[Given exercise]: Your task is to copy the listing exactly. Drop any pictures from the copy.

[Recorded data]:
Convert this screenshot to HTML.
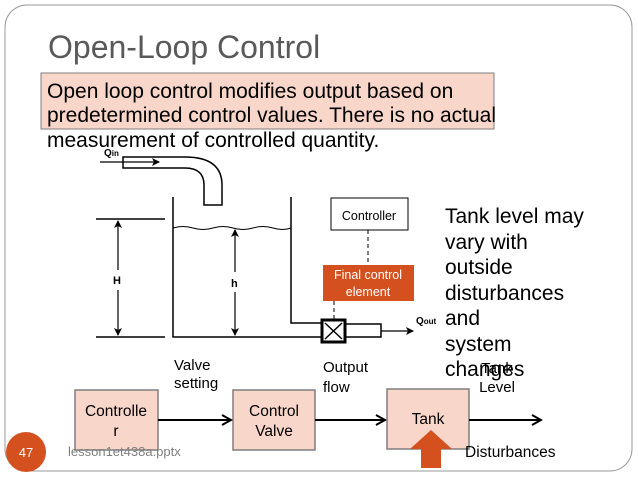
<!DOCTYPE html>
<html><head><style>html,body{margin:0;padding:0;background:#fff}svg{display:block}</style></head>
<body>
<svg width="638" height="478" viewBox="0 0 638 478" xmlns="http://www.w3.org/2000/svg" font-family="Liberation Sans, sans-serif">
<defs>
<marker id="a" markerWidth="8" markerHeight="8" refX="7" refY="4" orient="auto" markerUnits="userSpaceOnUse"><path d="M0,0 L8,4 L0,8 L2,4 Z" fill="#000"/></marker>
<marker id="b" markerWidth="12" markerHeight="12" refX="10" refY="6" orient="auto" markerUnits="userSpaceOnUse"><path d="M1,1 L10,6 L1,11" fill="none" stroke="#000" stroke-width="2"/></marker>
</defs>
<rect x="5" y="5" width="627" height="466" rx="22" fill="#fff" stroke="#999" stroke-width="1"/>
<text x="48" y="58" font-size="32" fill="#595959">Open-Loop Control</text>
<rect x="41" y="73" width="453" height="56" fill="#f8d6ca" stroke="#7f7f7f"/>
<g font-size="21" fill="#000">
<text x="47" y="98">Open loop control modifies output based on</text>
<text x="47" y="122">predetermined control values.  There is no actual</text>
<text x="47" y="147">measurement of controlled quantity.</text>
</g>
<g fill="none" stroke="#000" stroke-width="1.5">
<path d="M123,157 H185 Q222,157 222,185 V205 H204 V185 Q204,168 185,168 H123 Z"/>
<path d="M173,197 V337 H322"/>
<path d="M291,197 V323 H322"/>
<path d="M173,228 q10,-3 20,0 t20,0 t20,0 t20,0 t20,0 t18,0" stroke-width="1"/>
<line x1="96" y1="219" x2="165" y2="219"/>
<line x1="96" y1="337" x2="165" y2="337"/>
<rect x="345" y="324" width="36" height="13"/>
</g>
<line x1="100" y1="162" x2="159" y2="162" stroke="#000" stroke-width="1.2" marker-end="url(#a)"/>
<text x="104" y="156" font-size="10" font-weight="bold">Q<tspan font-size="8">in</tspan></text>
<line x1="118" y1="270" x2="118" y2="221" stroke="#000" stroke-width="1.2" marker-end="url(#a)"/>
<line x1="118" y1="290" x2="118" y2="335" stroke="#000" stroke-width="1.2" marker-end="url(#a)"/>
<text x="113" y="284" font-size="11" font-weight="bold">H</text>
<line x1="235" y1="272" x2="235" y2="230" stroke="#000" stroke-width="1.2" marker-end="url(#a)"/>
<line x1="235" y1="292" x2="235" y2="335" stroke="#000" stroke-width="1.2" marker-end="url(#a)"/>
<text x="231" y="287" font-size="11" font-weight="bold">h</text>
<rect x="322" y="320" width="23" height="22" fill="#fff" stroke="#000" stroke-width="3"/>
<path d="M325,323 L342,339 M342,323 L325,339" stroke="#000" stroke-width="1.5"/>
<line x1="381" y1="331" x2="413" y2="331" stroke="#000" stroke-width="1.2" marker-end="url(#a)"/>
<text x="416" y="324" font-size="10" font-weight="bold">Q<tspan font-size="8">out</tspan></text>
<rect x="331" y="198" width="77" height="32" fill="#fff" stroke="#000"/>
<text x="369" y="220" font-size="12.5" text-anchor="middle">Controller</text>
<line x1="368" y1="230" x2="368" y2="265" stroke="#000" stroke-dasharray="4,3"/>
<rect x="323" y="265" width="91" height="36" fill="#d4501f"/>
<text x="368" y="279" font-size="12.5" fill="#fff" text-anchor="middle">Final control</text>
<text x="368" y="296" font-size="12.5" fill="#fff" text-anchor="middle">element</text>
<line x1="334" y1="301" x2="334" y2="320" stroke="#000" stroke-dasharray="4,3"/>
<g font-size="21" fill="#000">
<text x="445" y="223">Tank level may</text>
<text x="445" y="249">vary with</text>
<text x="445" y="274">outside</text>
<text x="445" y="300">disturbances</text>
<text x="445" y="325">and</text>
<text x="445" y="351">system</text>
<text x="445" y="376">changes</text>
</g>
<g fill="#f8d6ca" stroke="#7f7f7f" stroke-width="1.5">
<rect x="75" y="390" width="83" height="60"/>
<rect x="233" y="390" width="82" height="60"/>
<rect x="387" y="389" width="82" height="60"/>
</g>
<g font-size="15.5" text-anchor="middle">
<text x="116" y="416">Controlle</text><text x="116" y="436">r</text>
<text x="274" y="416">Control</text><text x="274" y="436">Valve</text>
<text x="428" y="424">Tank</text>
</g>
<g stroke="#000" stroke-width="2">
<line x1="158" y1="420" x2="231" y2="420" marker-end="url(#b)"/>
<line x1="315" y1="420" x2="385" y2="420" marker-end="url(#b)"/>
<line x1="469" y1="420" x2="541" y2="420" marker-end="url(#b)"/>
</g>
<g font-size="15">
<text x="174" y="370">Valve</text><text x="174" y="388">setting</text>
<text x="323" y="372">Output</text><text x="323" y="392">flow</text>
<text x="497" y="373" text-anchor="middle">Tank</text><text x="497" y="392" text-anchor="middle">Level</text>
</g>
<path d="M431,430 L452,449 H441 V468 H421 V449 H410 Z" fill="#d4501f"/>
<text x="465" y="457" font-size="15.5">Disturbances</text>
<circle cx="26" cy="452" r="20" fill="#d4501f"/>
<text x="26" y="457" font-size="13" fill="#fff" text-anchor="middle">47</text>
<text x="68" y="456" font-size="13" fill="#7f7f7f">lesson1et438a.pptx</text>
</svg>
</body></html>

[Response to this exercise]:
Convert this screenshot to HTML.
<!DOCTYPE html>
<html><head><style>html,body{margin:0;padding:0;background:#fff}svg{display:block}</style></head>
<body>
<svg width="638" height="478" viewBox="0 0 638 478" xmlns="http://www.w3.org/2000/svg" font-family="Liberation Sans, sans-serif">
<defs>
<marker id="a" markerWidth="8" markerHeight="8" refX="7" refY="4" orient="auto" markerUnits="userSpaceOnUse"><path d="M0,0 L8,4 L0,8 L2,4 Z" fill="#000"/></marker>
<marker id="b" markerWidth="12" markerHeight="12" refX="10" refY="6" orient="auto" markerUnits="userSpaceOnUse"><path d="M1,1 L10,6 L1,11" fill="none" stroke="#000" stroke-width="2"/></marker>
</defs>
<rect x="5" y="5" width="627" height="466" rx="22" fill="#fff" stroke="#999" stroke-width="1"/>
<text x="48" y="58" font-size="32" fill="#595959">Open-Loop Control</text>
<rect x="41" y="73" width="453" height="56" fill="#f8d6ca" stroke="#7f7f7f"/>
<g font-size="21" fill="#000">
<text x="47" y="98">Open loop control modifies output based on</text>
<text x="47" y="122">predetermined control values.  There is no actual</text>
<text x="47" y="147">measurement of controlled quantity.</text>
</g>
<g fill="none" stroke="#000" stroke-width="1.5">
<path d="M123,157 H185 Q222,157 222,185 V205 H204 V185 Q204,168 185,168 H123 Z"/>
<path d="M173,197 V337 H322"/>
<path d="M291,197 V323 H322"/>
<path d="M173,228 q10,-3 20,0 t20,0 t20,0 t20,0 t20,0 t18,0" stroke-width="1"/>
<line x1="96" y1="219" x2="165" y2="219"/>
<line x1="96" y1="337" x2="165" y2="337"/>
<rect x="345" y="324" width="36" height="13"/>
</g>
<line x1="100" y1="162" x2="159" y2="162" stroke="#000" stroke-width="1.2" marker-end="url(#a)"/>
<text x="104" y="156" font-size="10" font-weight="bold">Q<tspan font-size="8">in</tspan></text>
<line x1="118" y1="270" x2="118" y2="221" stroke="#000" stroke-width="1.2" marker-end="url(#a)"/>
<line x1="118" y1="290" x2="118" y2="335" stroke="#000" stroke-width="1.2" marker-end="url(#a)"/>
<text x="113" y="284" font-size="11" font-weight="bold">H</text>
<line x1="235" y1="272" x2="235" y2="230" stroke="#000" stroke-width="1.2" marker-end="url(#a)"/>
<line x1="235" y1="292" x2="235" y2="335" stroke="#000" stroke-width="1.2" marker-end="url(#a)"/>
<text x="231" y="287" font-size="11" font-weight="bold">h</text>
<rect x="322" y="320" width="23" height="22" fill="#fff" stroke="#000" stroke-width="3"/>
<path d="M325,323 L342,339 M342,323 L325,339" stroke="#000" stroke-width="1.5"/>
<line x1="381" y1="331" x2="413" y2="331" stroke="#000" stroke-width="1.2" marker-end="url(#a)"/>
<text x="416" y="324" font-size="10" font-weight="bold">Q<tspan font-size="8">out</tspan></text>
<rect x="331" y="198" width="77" height="32" fill="#fff" stroke="#000"/>
<text x="369" y="220" font-size="12.5" text-anchor="middle">Controller</text>
<line x1="368" y1="230" x2="368" y2="265" stroke="#000" stroke-dasharray="4,3"/>
<rect x="323" y="265" width="91" height="36" fill="#d4501f"/>
<text x="368" y="279" font-size="12.5" fill="#fff" text-anchor="middle">Final control</text>
<text x="368" y="296" font-size="12.5" fill="#fff" text-anchor="middle">element</text>
<line x1="334" y1="301" x2="334" y2="320" stroke="#000" stroke-dasharray="4,3"/>
<g font-size="21" fill="#000">
<text x="445" y="223">Tank level may</text>
<text x="445" y="249">vary with</text>
<text x="445" y="274">outside</text>
<text x="445" y="300">disturbances</text>
<text x="445" y="325">and</text>
<text x="445" y="351">system</text>
<text x="445" y="376">changes</text>
</g>
<g fill="#f8d6ca" stroke="#7f7f7f" stroke-width="1.5">
<rect x="75" y="390" width="83" height="60"/>
<rect x="233" y="390" width="82" height="60"/>
<rect x="387" y="389" width="82" height="60"/>
</g>
<g font-size="15.5" text-anchor="middle">
<text x="116" y="416">Controlle</text><text x="116" y="436">r</text>
<text x="274" y="416">Control</text><text x="274" y="436">Valve</text>
<text x="428" y="424">Tank</text>
</g>
<g stroke="#000" stroke-width="2">
<line x1="158" y1="420" x2="231" y2="420" marker-end="url(#b)"/>
<line x1="315" y1="420" x2="385" y2="420" marker-end="url(#b)"/>
<line x1="469" y1="420" x2="541" y2="420" marker-end="url(#b)"/>
</g>
<g font-size="15">
<text x="174" y="370">Valve</text><text x="174" y="388">setting</text>
<text x="323" y="372">Output</text><text x="323" y="392">flow</text>
<text x="497" y="373" text-anchor="middle">Tank</text><text x="497" y="392" text-anchor="middle">Level</text>
</g>
<path d="M431,430 L452,449 H441 V468 H421 V449 H410 Z" fill="#d4501f"/>
<text x="465" y="457" font-size="15.5">Disturbances</text>
<circle cx="26" cy="452" r="20" fill="#d4501f"/>
<text x="26" y="457" font-size="13" fill="#fff" text-anchor="middle">47</text>
<text x="68" y="456" font-size="13" fill="#7f7f7f">lesson1et438a.pptx</text>
</svg>
</body></html>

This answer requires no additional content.